Notre enquête action montre autre chose que des dysfonctionnements ou des alarmes, nous avons envie de la faire connaitre au plus grand nombre possible. Elle va à contre-courant des idées reçues d’un grand nombre de médias et même de responsables politiques. Ainsi, lorsque nous avons eu connaissance du Prix Vigie de la laïcité, il nous a semblé que la publication que nous venions de réaliser pouvait contribuer à enrichir le travail réalisé d’une ressource supplémentaire. Nous avions le sentiment que notre publication était une mise en pratique des messages forts de la Vigie de la laïcité.

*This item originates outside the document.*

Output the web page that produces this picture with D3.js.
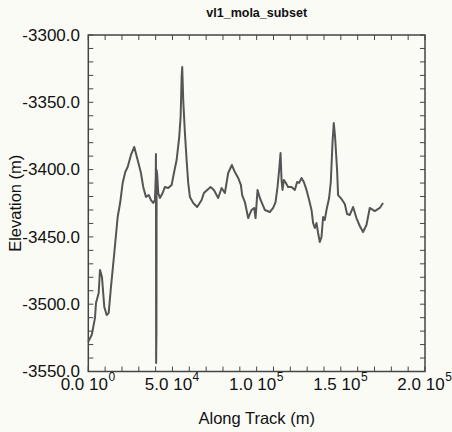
<!DOCTYPE html>
<html>
<head>
<meta charset="utf-8">
<script src="https://cdn.jsdelivr.net/npm/d3@7"></script>
<style>
  html, body { margin: 0; padding: 0; background: #fbfbf6; }
  svg { display: block; }
  text { font-family: "Liberation Sans", Arial, sans-serif; fill: #111; }
</style>
</head>
<body>
<svg id="chart" width="452" height="432"></svg>
<script>
// Along-track distance (m)
const alongTrack = [
  0, 2018, 2611, 3976, 4570, 6172, 6944, 8131, 9496, 10920,
  12107, 13472, 15431, 17449, 18992, 20416, 21960, 23384, 25342, 27301,
  29319, 31277, 32643, 34245, 35847, 37212, 38578, 39586, 40061, 40180,
  40299, 40477, 40595, 40952, 41545, 42554, 44156, 45521, 47480, 49498,
  50863, 52465, 54009, 54839, 55433, 55789, 56383, 57392, 58400, 59350,
  60359, 62318, 64692, 67303, 68668, 70627, 72644, 74603, 76205, 77155,
  79173, 81131, 83090, 85286, 87066, 89025, 90627, 91399, 93001, 94960,
  96978, 98521, 99352, 100539, 101904, 102913, 104871, 107839, 109798, 111222,
  112409, 113359, 114189, 114783, 115376, 116148, 117335, 118700, 120718, 122676,
  124042, 125229, 126653, 128018, 129620, 131164, 132588, 133538, 134546, 135555,
  136505, 137514, 138522, 139473, 140481, 141490, 143034, 144043, 145051, 145823,
  146595, 147782, 148375, 150393, 152351, 153717, 155319, 157278, 159295, 161254,
  163213, 165230, 167189, 170156, 173124, 175083
];
// Elevation (m)
const elevation = [
  -3527.8, -3522.9, -3519.2, -3510.2, -3499.1, -3491.7, -3474.6, -3479.8, -3502.1, -3508.0,
  -3506.5, -3487.2, -3462.0, -3435.2, -3424.1, -3409.9, -3401.8, -3398.1, -3389.1, -3383.2,
  -3392.9, -3402.5, -3412.9, -3420.3, -3418.9, -3422.6, -3424.8, -3422.6, -3405.5, -3388.4,
  -3543.7, -3519.2, -3400.3, -3404.0, -3417.4, -3421.1, -3417.4, -3412.9, -3413.7, -3411.4,
  -3402.5, -3392.9, -3375.8, -3360.9, -3331.2, -3323.8, -3348.3, -3372.8, -3392.9, -3409.9,
  -3420.3, -3424.8, -3427.8, -3422.6, -3417.4, -3415.1, -3412.9, -3415.1, -3418.9, -3421.1,
  -3413.7, -3417.4, -3402.5, -3396.6, -3401.8, -3406.2, -3411.4, -3418.9, -3424.1, -3436.0,
  -3430.0, -3428.5, -3436.0, -3415.1, -3421.1, -3424.1, -3430.0, -3431.5, -3428.5, -3424.1,
  -3412.9, -3400.3, -3387.7, -3407.7, -3415.1, -3407.7, -3409.9, -3412.9, -3412.9, -3415.1,
  -3409.2, -3409.9, -3406.2, -3409.2, -3415.1, -3422.6, -3430.0, -3439.7, -3443.4, -3439.7,
  -3447.1, -3453.8, -3450.1, -3435.2, -3437.4, -3430.0, -3421.1, -3409.2, -3380.2, -3365.4,
  -3375.8, -3400.3, -3418.9, -3421.8, -3425.6, -3433.0, -3433.7, -3427.8, -3436.0, -3441.9,
  -3446.4, -3441.2, -3428.5, -3430.8, -3428.5, -3424.8
];
const yTicks = [-3300, -3350, -3400, -3450, -3500, -3550];
const xTicks = [0, 50000, 100000, 150000, 200000];
const xTickMantissa = ["0.0", "5.0", "1.0", "1.5", "2.0"];
const xTickExponent = ["0", "4", "5", "5", "5"];
const titleText = "vl1_mola_subset";
const xTitle = "Along Track (m)";
const yTitle = "Elevation (m)";

const svg = d3.select("#chart");
const L = 88.3, R = 425, T = 35, B = 371.5;

const x = d3.scaleLinear().domain([0, 200000]).range([L, R]);
const y = d3.scaleLinear().domain([-3550, -3300]).range([B, T]);

// background
svg.append("rect").attr("width", 452).attr("height", 432).attr("fill", "#fbfbf6");

// minor/major ticks (inward) on all four sides
const xMinor = d3.range(0, 200001, 10000);
const yMinor = d3.range(-3550, -3299, 10);
const tickLen = 5;
const tg = svg.append("g").attr("stroke", "#444").attr("stroke-width", 1);
xMinor.forEach(v => {
  tg.append("line").attr("x1", x(v)).attr("x2", x(v)).attr("y1", B).attr("y2", B - tickLen);
  tg.append("line").attr("x1", x(v)).attr("x2", x(v)).attr("y1", T).attr("y2", T + tickLen);
});
yMinor.forEach(v => {
  tg.append("line").attr("x1", L).attr("x2", L + tickLen).attr("y1", y(v)).attr("y2", y(v));
  tg.append("line").attr("x1", R).attr("x2", R - tickLen).attr("y1", y(v)).attr("y2", y(v));
});

// frame
svg.append("rect").attr("x", L).attr("y", T).attr("width", R - L).attr("height", B - T)
  .attr("fill", "none").attr("stroke", "#444").attr("stroke-width", 1.5);

// y tick labels
svg.append("g").selectAll("text").data(yTicks).join("text")
  .attr("x", 80).attr("y", d => y(d)).attr("dy", "0.34em")
  .attr("text-anchor", "end").attr("font-size", 17)
  .text(d => d3.format(".1f")(d).replace("−", "-"));

// x tick labels: mantissa "m.m 10" then a superscript exponent as its own text
const xg = svg.append("g");
xTicks.forEach((v, i) => {
  const main = xg.append("text")
    .attr("x", x(v) - 4).attr("y", 390).attr("text-anchor", "middle")
    .attr("font-size", 17).text(xTickMantissa[i] + " 10");
  const w = main.node().getComputedTextLength();
  xg.append("text")
    .attr("x", x(v) - 4 + w / 2 + 0.5).attr("y", 381)
    .attr("text-anchor", "start").attr("font-size", 12)
    .style("fill", "#111").text(xTickExponent[i]);
});

// title
svg.append("text").attr("x", 256.7).attr("y", 17).attr("text-anchor", "middle")
  .attr("font-size", 12.5).attr("font-weight", "bold").text(titleText);

// axis titles
svg.append("text").attr("x", 256.7).attr("y", 424).attr("text-anchor", "middle")
  .attr("font-size", 16.5).text(xTitle);
svg.append("text").attr("transform", `translate(20.5,${(T + B) / 2}) rotate(-90)`)
  .attr("text-anchor", "middle").attr("font-size", 16.5).text(yTitle);

// data line
const pts = alongTrack.map((d, i) => [d, elevation[i]]);
const line = d3.line().x(d => x(d[0])).y(d => y(d[1]));
svg.append("path").datum(pts).attr("d", line)
  .attr("fill", "none").attr("stroke", "#555").attr("stroke-width", 2)
  .attr("stroke-linejoin", "round");
</script>
</body>
</html>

C’est ainsi que nous avons participé au prix.

Vous faîtes partie d’une association protestante qui indique dans sa charte qu’elle applique la laïcité. Comment concevez-vous cette articulation entre projet associatif de conviction spirituelle et laïcité ?

 

La Fédération de l’Entraide Protestante est un réseau d’inspiration chrétienne, mais nos associations inscrivent leur action dans le respect strict du cadre républicain. Nous sommes aussi très attachés à la liberté religieuse. Pour nous, la laïcité n’est pas une contrainte, une mise en tension avec notre projet associatif : elle est au contraire une condition de possibilité de notre engagement. Autrement dit, nous sommes laïcs et protestants.

Notre inspiration protestante est d’abord une dynamique éthique : la dignité et l’accueil inconditionnels de toute personne, le refus de toute discrimination, l’attention aux plus vulnérables. La laïcité contribue à créer cet espace commun où chacun peut trouver une place, indépendamment de ses croyances.

En somme, la laïcité ne nous demande pas de renoncer à ce qui nous anime ; elle nous rappelle comment l’exprimer de manière non exclusive. Elle est le cadre dans lequel notre engagement de service, inspiré mais non prosélyte, peut se déployer au service de tous.